After searching near and far, playing with different colorway ideas, and looking at various photos for inspiration, I finally found my fade. It wasn’t where I expected it to be, either… it was in my stash! I had been so intent on dyeing a whole new palette in Annie Yarn that I had been missing the opportunity that was right in front of me — literally.
Last week I was staring at my stash, trying to put together some color combos that might start me in the right direction for my fade. But I was only grabbing Annie Yarn, and that wasn’t working. Sooooooo I started grabbing other brands and suddenly I had it!! It came alive! But I was still missing one colorway, so Jenn kindly gave me a small cake of leftover yarn she had. There. Done. And here’s the lineup…
So the bottom is where I’ll start, and I’ll end at the top. The colorways, in that order, are…
a: raspberry tea on annie sock
b: hermit crab on skinny bugga! sock
c: magnolia leaf on tosh sock
d: star anise on annie sock
e: spruce on annie sock
f: huntsman on destiny sock
g: gooseberries on destiny sock
What’s so cool is that each of those skeins has a backstory. So this shawl is going to be very special and rich in history.
The raspberry tea is leftover from a shawl Jenn knitted me as a gift. I don’t have a good photo of it cuz it’s hard to photograph.
The skein of hermit crab from cephalopod yarns is special because I got it on my first ever trip to Eat.Sleep.Knit. with a good friend. It was the very last skein they had since the dyer had to stop dyeing yarn. The gal at the shop pulled it out of a hidey spot just for me!
Now the magnolia leaf on tosh sock is a skein I’ve been saving since I got it at the very first yarn shop I discovered, which is what got me full into knitting in the first place! I got it in March 2012!!!! So yeah, time to use it.
The star anise I’m using is the VERY FIRST skein of that now-discontinued colorway I EVER DYED. It was when I first learned dyeing, and it was a one-up that I have never been able to replicate perfectly. Which is why I ended up discontinuing it. I’m hoping that, now that I’ve been dyeing yarn almost five years, I will soon be able to reformulate it and bring it back from the vault.
This skein of spruce is going to confuse you if you know my colorways because it doesn’t look like the photo of spruce in my colorway gallery. That’s because this was the original colorway. Again, it was an experimental skein from when I first started dyeing. And I used a method I can’t use in quantity. So I’ll have to see if I can figure out a new method that is easier but achieves the same result. The specialness of this skein comes from the fact that when I was dyeing it, my dad thought I was ruining it by pouring the brown in over the light blue yarn I’d just dyed. He couldn’t imagine how it would actually turn out okay. But when I pulled it out, he was impressed and told me he thought it looked like spruce.

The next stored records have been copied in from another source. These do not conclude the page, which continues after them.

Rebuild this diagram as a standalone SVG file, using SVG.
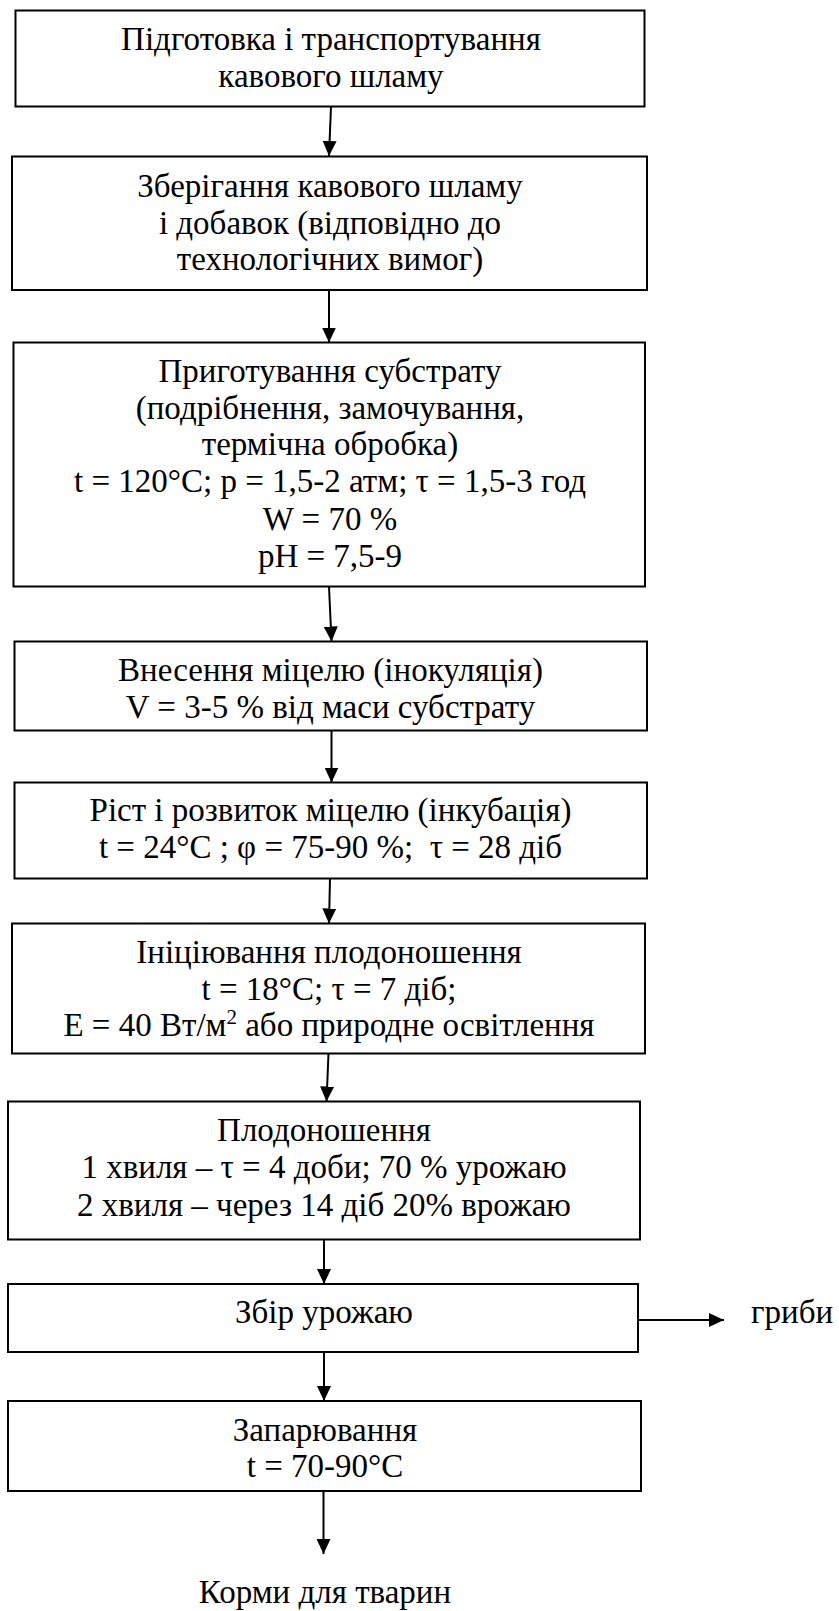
<svg xmlns="http://www.w3.org/2000/svg" width="839" height="1611" viewBox="0 0 839 1611">
<style>
  .box { fill: #ffffff; stroke: #000000; stroke-width: 2; }
  .t { font-family: "Liberation Serif", "Times New Roman", serif; font-size: 33px; fill: #000000; text-anchor: middle; }
  .tl { font-family: "Liberation Serif", "Times New Roman", serif; font-size: 33px; fill: #000000; text-anchor: start; }
  .c { stroke: #000000; stroke-width: 2; fill: none; }
</style>
<defs>
  <marker id="ah" viewBox="0 0 15 14" refX="15" refY="7" markerWidth="15" markerHeight="14" markerUnits="userSpaceOnUse" orient="auto">
    <path d="M0,0 L15,7 L0,14 Z" fill="#000000"/>
  </marker>
</defs>
<rect width="839" height="1611" fill="#ffffff"/>

<g id="n1">
  <rect class="box" x="15.5" y="10.5" width="629" height="96"/>
  <text class="t" x="331" y="50">Підготовка і транспортування</text>
  <text class="t" x="331" y="87">кавового шламу</text>
</g>

<g id="n2">
  <rect class="box" x="12" y="156.5" width="635" height="133.5"/>
  <text class="t" x="330" y="197">Зберігання кавового шламу</text>
  <text class="t" x="330" y="233.5">і добавок (відповідно до</text>
  <text class="t" x="330" y="270">технологічних вимог)</text>
</g>

<g id="n3">
  <rect class="box" x="13.5" y="342.5" width="631.5" height="244"/>
  <text class="t" x="330" y="381.5">Приготування субстрату</text>
  <text class="t" x="330" y="418.5">(подрібнення, замочування,</text>
  <text class="t" x="330" y="455">термічна обробка)</text>
  <text class="t" x="330" y="492">t = 120°C; p = 1,5-2 атм; τ = 1,5-3 год</text>
  <text class="t" x="330" y="530">W = 70 %</text>
  <text class="t" x="330" y="567">pH = 7,5-9</text>
</g>

<g id="n4">
  <rect class="box" x="14.5" y="641.5" width="632.5" height="89"/>
  <text class="t" x="330.5" y="681">Внесення міцелю (інокуляція)</text>
  <text class="t" x="330.5" y="717.5">V = 3-5 % від маси субстрату</text>
</g>

<g id="n5">
  <rect class="box" x="14.5" y="782.5" width="632.5" height="96"/>
  <text class="t" x="330.5" y="821">Ріст і розвиток міцелю (інкубація)</text>
  <text class="t" x="330.5" y="858" xml:space="preserve">t = 24°C ; φ = 75-90 %;  τ = 28 діб</text>
</g>

<g id="n6">
  <rect class="box" x="12" y="923.5" width="633" height="130"/>
  <text class="t" x="329" y="962.5">Ініціювання плодоношення</text>
  <text class="t" x="329" y="999.5">t = 18°C; τ = 7 діб;</text>
  <text class="t" x="329" y="1036">E = 40 Вт/м<tspan font-size="21" dy="-12">2</tspan><tspan dy="12"> або природне освітлення</tspan></text>
</g>

<g id="n7">
  <rect class="box" x="8" y="1101.5" width="632" height="138"/>
  <text class="t" x="324" y="1141">Плодоношення</text>
  <text class="t" x="324" y="1177.5">1 хвиля – τ = 4 доби; 70 % урожаю</text>
  <text class="t" x="324" y="1215.5">2 хвиля – через 14 діб 20% врожаю</text>
</g>

<g id="n8">
  <rect class="box" x="8" y="1284" width="630" height="68"/>
  <text class="t" x="324" y="1323">Збір урожаю</text>
</g>

<g id="n9">
  <rect class="box" x="8" y="1401" width="633" height="90"/>
  <text class="t" x="325" y="1440.5">Запарювання</text>
  <text class="t" x="325" y="1477">t = 70-90°C</text>
</g>

<g id="out1">
  <text class="tl" x="751" y="1322.5">гриби</text>
</g>

<g id="out2">
  <text class="t" x="325" y="1603">Корми для тварин</text>
</g>

<g id="connectors">
  <line class="c" x1="331" y1="106.5" x2="329" y2="156" marker-end="url(#ah)"/>
  <line class="c" x1="329" y1="290" x2="329" y2="342.5" marker-end="url(#ah)"/>
  <line class="c" x1="329" y1="586.5" x2="331.5" y2="641.5" marker-end="url(#ah)"/>
  <line class="c" x1="331.5" y1="730.5" x2="331.5" y2="782.5" marker-end="url(#ah)"/>
  <line class="c" x1="330" y1="878.5" x2="329" y2="923.5" marker-end="url(#ah)"/>
  <line class="c" x1="328.5" y1="1053.5" x2="326.5" y2="1101.5" marker-end="url(#ah)"/>
  <line class="c" x1="324" y1="1239.5" x2="324" y2="1284" marker-end="url(#ah)"/>
  <line class="c" x1="324" y1="1352" x2="324" y2="1401" marker-end="url(#ah)"/>
  <line class="c" x1="323.5" y1="1491" x2="323.5" y2="1554" marker-end="url(#ah)"/>
  <line class="c" x1="638" y1="1320" x2="724" y2="1320" stroke-width="3" marker-end="url(#ah)"/>
</g>
</svg>
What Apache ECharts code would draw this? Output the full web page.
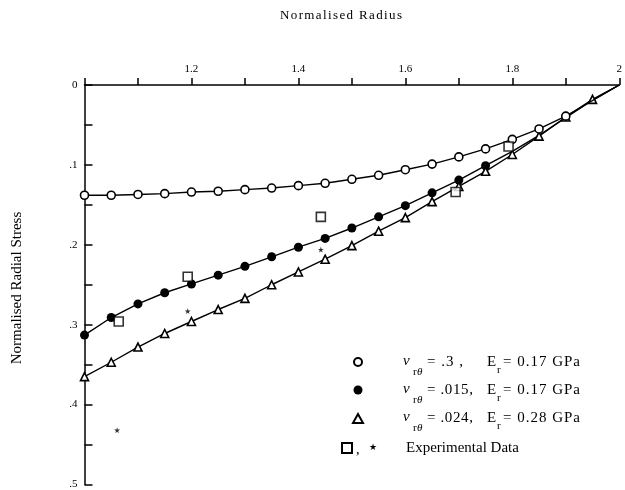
<!DOCTYPE html>
<html>
<head>
<meta charset="utf-8">
<script src="https://cdn.jsdelivr.net/npm/echarts@6/dist/echarts.min.js"></script>
<style>html,body{margin:0;padding:0;background:#fff}#c{width:625px;height:490px}</style>
</head>
<body>
<div id="c"></div>
<script>
// ---- data ----
const radius = [1.00,1.05,1.10,1.15,1.20,1.25,1.30,1.35,1.40,1.45,1.50,1.55,1.60,1.65,1.70,1.75,1.80,1.85,1.90,1.95,2.00];
const stressNu03   = [0.138,0.138,0.137,0.136,0.134,0.133,0.131,0.129,0.126,0.123,0.118,0.113,0.106,0.099,0.090,0.080,0.068,0.055,0.039,null,0];
const stressNu015  = [0.313,0.291,0.274,0.260,0.249,0.238,0.227,0.215,0.203,0.192,0.179,0.165,0.151,0.135,0.119,0.101,0.083,0.063,0.041,0.019,0];
const stressNu024  = [0.365,0.347,0.328,0.311,0.296,0.281,0.267,0.250,0.234,0.218,0.201,0.183,0.166,0.146,0.127,0.108,0.087,0.064,0.040,0.018,0];
const nu015MarkerCount = 16; // markers drawn up to r = 1.75
const expSquareR = [1.064,1.193,1.442,1.694,1.793];
const expSquareS = [0.296,0.240,0.165,0.134,0.077];
const expStarR = [1.061,1.193,1.442];
const expStarS = [0.432,0.283,0.206];
const xTickLabels = ['1.2','1.4','1.6','1.8','2'];
const yTickLabels = ['0','.1','.2','.3','.4','.5'];

const SERIF = '"Liberation Serif", "Times New Roman", serif';
const ctx = document.createElement('canvas').getContext('2d');
function spaced(str, x, y, size, width, italic) {
  const font = (italic ? 'italic ' : '') + size + 'px ' + SERIF;
  ctx.font = font;
  const chars = Array.from(str);
  const ws = chars.map(c => ctx.measureText(c).width);
  const W = ws.reduce((a, b) => a + b, 0);
  const extra = (width && chars.length > 1) ? (width - W) / (chars.length - 1) : 0;
  let cx = x;
  return chars.map((c, i) => {
    const el = {type: 'text', x: cx, y: y, silent: true,
      style: {text: c, font: font, fill: '#000', align: 'left', verticalAlign: 'middle'}};
    cx += ws[i] + extra;
    return el;
  });
}
function txt(str, x, y, size, italic) {
  return {type: 'text', x: x, y: y, silent: true,
    style: {text: str, font: (italic ? 'italic ' : '') + size + 'px ' + SERIF, fill: '#000', align: 'left', verticalAlign: 'middle'}};
}

function lineData(ys, markerCount) {
  const out = [];
  radius.forEach((r, i) => {
    if (ys[i] === null) return;
    const item = {value: [r, ys[i]]};
    if (i >= markerCount || r === 2) item.symbol = 'none';
    out.push(item);
  });
  return out;
}

const starPath = 'path://M50,0 L61,35 L98,35 L68,57 L79,91 L50,70 L21,91 L32,57 L2,35 L39,35 Z';

const graphics = [];
// title & y label
graphics.push(...spaced('Normalised Radius', 280, 16, 13, 122));
graphics.push({type: 'text', x: 17, y: 288, rotation: Math.PI / 2, silent: true,
  style: {text: 'Normalised Radial Stress', font: '15px ' + SERIF, fill: '#000', align: 'center', verticalAlign: 'middle'}});
// legend markers
graphics.push({type: 'circle', shape: {cx: 358, cy: 362, r: 4}, style: {fill: '#fff', stroke: '#000', lineWidth: 2}});
graphics.push({type: 'circle', shape: {cx: 358, cy: 390, r: 4.5}, style: {fill: '#000'}});
graphics.push({type: 'polygon', shape: {points: [[358, 414], [353, 423], [363, 423]]}, style: {fill: '#fff', stroke: '#000', lineWidth: 2}});
graphics.push({type: 'rect', shape: {x: 342, y: 443, width: 10, height: 10}, style: {fill: '#fff', stroke: '#000', lineWidth: 2}});
graphics.push(txt(',', 356, 450, 14));
graphics.push({type: 'text', x: 373, y: 448, silent: true, style: {text: '★', font: '9px "DejaVu Sans"', fill: '#000', align: 'center', verticalAlign: 'middle'}});
// legend rows
const rows = [[362, '= .3 ,', 36, '= 0.17 GPa'], [390, '= .015,', 46, '= 0.17 GPa'], [418, '= .024,', 46, '= 0.28 GPa']];
rows.forEach(([cy, nuTxt, nuW, eTxt]) => {
  graphics.push(txt('ν', 403, cy - 1, 15, true));
  graphics.push(txt('r', 413, cy + 10, 11));
  graphics.push(txt('θ', 417, cy + 10, 11, true));
  graphics.push(...spaced(nuTxt, 427, cy, 15, nuW));
  graphics.push(txt('E', 487, cy, 15));
  graphics.push(txt('r', 497, cy + 8, 11));
  graphics.push(...spaced(eTxt, 503, cy, 15, 77));
});
graphics.push(txt('Experimental Data', 406, 448, 15));

const chart = echarts.init(document.getElementById('c'), null, {renderer: 'canvas'});
chart.setOption({
  animation: false,
  backgroundColor: '#fff',
  grid: {left: 84.5, top: 85, right: 4, bottom: 2.7, containLabel: false},
  xAxis: {
    type: 'value', position: 'top', min: 1, max: 2, interval: 0.1,
    axisLine: {show: true, onZero: false, lineStyle: {color: '#000', width: 1.5}},
    axisTick: {show: true, inside: false, length: 7, lineStyle: {color: '#000', width: 1.5}},
    splitLine: {show: false},
    axisLabel: {
      margin: 10, color: '#000', fontFamily: SERIF, fontSize: 11,
      formatter: v => {
        const k = Math.round(v * 10);
        if (k % 2 !== 0 || k === 10) return '';
        return xTickLabels[(k - 12) / 2] || '';
      }
    }
  },
  yAxis: {
    type: 'value', inverse: true, min: 0, max: 0.5, interval: 0.05,
    axisLine: {show: true, onZero: false, lineStyle: {color: '#000', width: 1.5}},
    axisTick: {show: true, inside: true, length: 8, lineStyle: {color: '#000', width: 1.5}},
    splitLine: {show: false},
    axisLabel: {
      margin: 7, color: '#000', fontFamily: SERIF, fontSize: 11,
      formatter: v => {
        const k = Math.round(v * 20);
        if (k % 2 !== 0) return '';
        return yTickLabels[k / 2];
      }
    }
  },
  series: [
    {type: 'line', name: 'nu015', data: lineData(stressNu015, nu015MarkerCount), symbol: 'circle', symbolSize: 9,
      lineStyle: {color: '#000', width: 1.4}, itemStyle: {color: '#000'}, z: 3},
    {type: 'line', name: 'nu024', data: lineData(stressNu024, 99), symbol: 'triangle', symbolSize: 8,
      lineStyle: {color: '#000', width: 1.4}, itemStyle: {color: '#fff', borderColor: '#000', borderWidth: 1.6}, z: 4},
    {type: 'line', name: 'nu03', data: lineData(stressNu03, 99), symbol: 'circle', symbolSize: 8, connectNulls: true,
      lineStyle: {color: '#000', width: 1.4}, itemStyle: {color: '#fff', borderColor: '#000', borderWidth: 1.6}, z: 5},
    {type: 'scatter', name: 'expSquare', data: expSquareR.map((r, i) => [r, expSquareS[i]]), symbol: 'rect', symbolSize: 9,
      itemStyle: {color: '#fff', borderColor: '#000', borderWidth: 1.6}, z: 6},
    {type: 'scatter', name: 'expStar', data: expStarR.map((r, i) => [r, expStarS[i]]), symbol: starPath, symbolSize: 6,
      itemStyle: {color: '#000'}, z: 6}
  ],
  graphic: graphics
});
</script>
</body>
</html>
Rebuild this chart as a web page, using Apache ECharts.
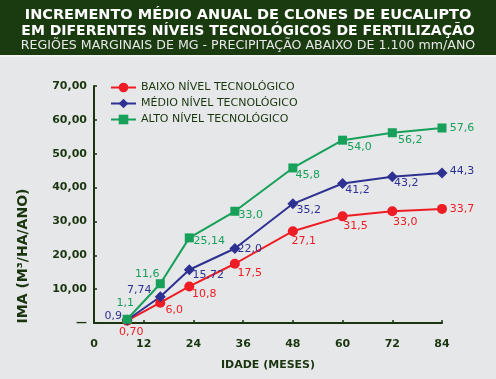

This specific skein of huntsman has been in my stash for years. I dyed it a lighter colorway but was unhappy with it and overdyed it in what was originally going to be a one-up colorway. But when the gals in my ravelry group saw it, they begged me to create a repeatable colorway. So I did, and Huntsman is now one of my most popular colorways. The photos I got the other day didn’t turn out, so I’ll have to take new ones.
The last skein, however, did photograph well. It’s gooseberries, and when we wound it into a cake, this is what happened!! See the plaid effect? So cool..
Anyway, this skein is special because it was dyed by someone who used to be very close to me. I miss him, and this skein brings back good memories. It’ll be a good finish to my fade.